For years questions have circulated about the Queen’s role in the dismissal of the Whitlam government, but Australia could finally be about to learn the truth with a court case initiated against the Australian National Archives (ANA).
The ANA has held written correspondence between Buckingham Palace and former Governor-General Sir John Kerr, who fired Gough Whitlam, behind closed doors for years, deeming their letters private rather than official.
Now though, historian Jenny Hocking has taken the matter to the Federal Court to argue they should be made public, reports the Sydney Morning Herald.
While Whitlam’s firing came as a shock to the country, the one man who shouldn’t have been surprised was Whitlam himself.

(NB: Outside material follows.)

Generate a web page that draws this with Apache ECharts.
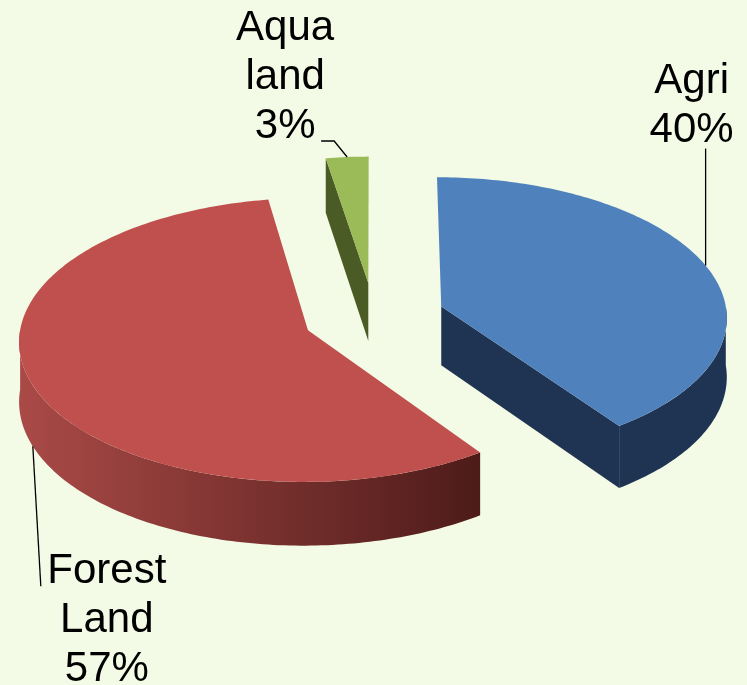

The Governor-General is required to notify the prime minister before they are sacked, but Kerr chose to forego that practice because he worried Whitlam would fire him first.

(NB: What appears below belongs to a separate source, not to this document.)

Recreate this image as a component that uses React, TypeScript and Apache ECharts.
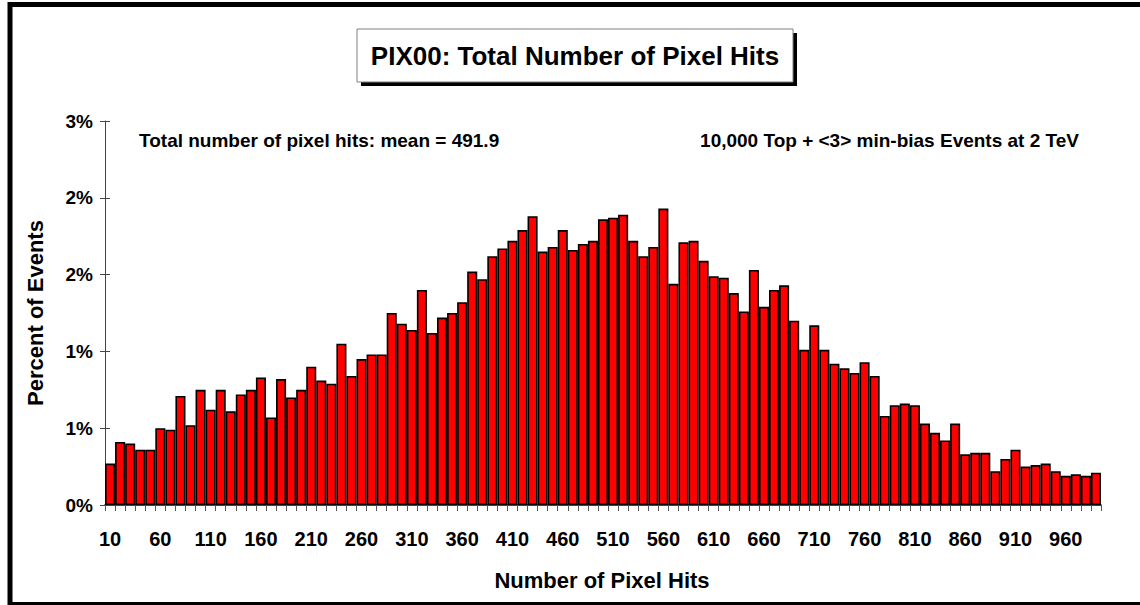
import React, { useEffect, useRef } from "react";
import * as echarts from "echarts";

const binLabels = [
  "10","20","30","40","50","60","70","80","90","100",
  "110","120","130","140","150","160","170","180","190","200",
  "210","220","230","240","250","260","270","280","290","300",
  "310","320","330","340","350","360","370","380","390","400",
  "410","420","430","440","450","460","470","480","490","500",
  "510","520","530","540","550","560","570","580","590","600",
  "610","620","630","640","650","660","670","680","690","700",
  "710","720","730","740","750","760","770","780","790","800",
  "810","820","830","840","850","860","870","880","890","900",
  "910","920","930","940","950","960","970","980","990",
];

const percentOfEvents = [
  0.27, 0.41, 0.40, 0.36, 0.36, 0.50, 0.49, 0.71, 0.52, 0.75,
  0.62, 0.75, 0.61, 0.72, 0.75, 0.83, 0.57, 0.82, 0.70, 0.75,
  0.90, 0.81, 0.79, 1.05, 0.84, 0.95, 0.98, 0.98, 1.25, 1.18,
  1.14, 1.40, 1.12, 1.22, 1.25, 1.32, 1.52, 1.47, 1.62, 1.67,
  1.72, 1.79, 1.88, 1.65, 1.68, 1.79, 1.66, 1.70, 1.72, 1.86,
  1.87, 1.89, 1.72, 1.62, 1.68, 1.93, 1.44, 1.71, 1.72, 1.59,
  1.49, 1.48, 1.38, 1.26, 1.53, 1.29, 1.40, 1.43, 1.20, 1.01,
  1.17, 1.01, 0.92, 0.89, 0.86, 0.93, 0.84, 0.58, 0.65, 0.66,
  0.65, 0.53, 0.47, 0.42, 0.53, 0.33, 0.34, 0.34, 0.22, 0.30,
  0.36, 0.25, 0.26, 0.27, 0.22, 0.19, 0.20, 0.19, 0.21,
];

const yTickLabels = ["0%", "1%", "1%", "2%", "2%", "3%"];

const chartTitle = "PIX00: Total Number of Pixel Hits";
const noteLeft = "Total number of pixel hits: mean = 491.9";
const noteRight = "10,000 Top + <3> min-bias Events at 2 TeV";
const xTitle = "Number of Pixel Hits";
const yTitle = "Percent of Events";

const FONT = "'Liberation Sans', Arial, Helvetica, sans-serif";

export default function App() {
  const ref = useRef<HTMLDivElement>(null);

  useEffect(() => {
    document.body.style.margin = "0";
    if (!ref.current) return;
    const chart = echarts.init(ref.current, undefined, { renderer: "svg" });
    chart.setOption({
      animation: false,
      backgroundColor: "#ffffff",
      grid: { left: 105, right: 39, top: 121, bottom: 100, containLabel: false },
      xAxis: {
        type: "category",
        data: binLabels,
        boundaryGap: true,
        axisLine: { show: true, lineStyle: { color: "#000", width: 1.5 } },
        axisTick: { show: true, interval: 0, length: 6, lineStyle: { color: "#555", width: 1 } },
        axisLabel: {
          interval: 4,
          margin: 24,
          color: "#000",
          fontFamily: FONT,
          fontWeight: "bold",
          fontSize: 20,
        },
        splitLine: { show: false },
      },
      yAxis: [
        {
          type: "value",
          min: 0,
          max: 2.5,
          interval: 0.5,
          position: "left",
          axisLine: { show: true, lineStyle: { color: "#444", width: 1 } },
          axisTick: { show: true, inside: false, length: 5, lineStyle: { color: "#444", width: 1 } },
          axisLabel: {
            margin: 12,
            color: "#000",
            fontFamily: FONT,
            fontWeight: "bold",
            fontSize: 19,
            formatter: (_v: number, i: number) => yTickLabels[i],
          },
          splitLine: { show: false },
        },
        {
          type: "value",
          min: 0,
          max: 2.5,
          interval: 0.5,
          position: "left",
          axisLine: { show: false },
          axisTick: { show: true, inside: true, length: 5, lineStyle: { color: "#444", width: 1 } },
          axisLabel: { show: false },
          splitLine: { show: false },
        },
      ],
      series: [
        {
          type: "bar",
          data: percentOfEvents,
          yAxisIndex: 0,
          barCategoryGap: "0%",
          itemStyle: { color: "#ff0000", borderColor: "#000", borderWidth: 1.6 },
        },
      ],
      graphic: [
        {
          type: "rect",
          shape: { x: 10, y: 4.5, width: 1140, height: 600 },
          style: { fill: "none", stroke: "#000", lineWidth: 5 },
          silent: true,
          z: 100,
        },
        {
          type: "rect",
          shape: { x: 361, y: 33, width: 436, height: 53 },
          style: { fill: "#000" },
          z: 100,
        },
        {
          type: "rect",
          shape: { x: 357, y: 29, width: 436, height: 53 },
          style: { fill: "#fff", stroke: "#808080", lineWidth: 1 },
          z: 101,
        },
        {
          type: "text",
          x: 575,
          y: 56,
          z: 102,
          style: {
            text: chartTitle,
            fill: "#000",
            font: `bold 26px ${FONT}`,
            align: "center",
            verticalAlign: "middle",
          },
        },
        {
          type: "text",
          x: 139,
          y: 140,
          z: 102,
          style: {
            text: noteLeft,
            fill: "#000",
            font: `bold 19px ${FONT}`,
            align: "left",
            verticalAlign: "middle",
          },
        },
        {
          type: "text",
          x: 1079,
          y: 140,
          z: 102,
          style: {
            text: noteRight,
            fill: "#000",
            font: `bold 19px ${FONT}`,
            align: "right",
            verticalAlign: "middle",
          },
        },
        {
          type: "text",
          x: 602,
          y: 580,
          z: 102,
          style: {
            text: xTitle,
            fill: "#000",
            font: `bold 22px ${FONT}`,
            align: "center",
            verticalAlign: "middle",
          },
        },
        {
          type: "text",
          x: 35,
          y: 313,
          rotation: Math.PI / 2,
          z: 102,
          style: {
            text: yTitle,
            fill: "#000",
            font: `bold 22px ${FONT}`,
            align: "center",
            verticalAlign: "middle",
          },
        },
      ],
    });
    return () => chart.dispose();
  }, []);

  return <div ref={ref} style={{ width: 1140, height: 605 }} />;
}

The Queen and Kerr corresponded regularly, with Hocking saying Kerr often wrote to the Palace multiple times a day.
Hocking believes the letters will reveal how much the Queen knew in the lead up to Whitlam’s firing and whether or not the Palace advised Kerr on his decision.
“This is Kerr letting key people in key institutions know of his thinking about what he might do … That he’s laying out his plan is staggering. He’s trying to flag to the palace what might happen to him,” Hockey told the Sydney Morning Herald.
She says the letters raise critical questions about the Monarchy’s role in Australian politics and how much sway they hold over the government.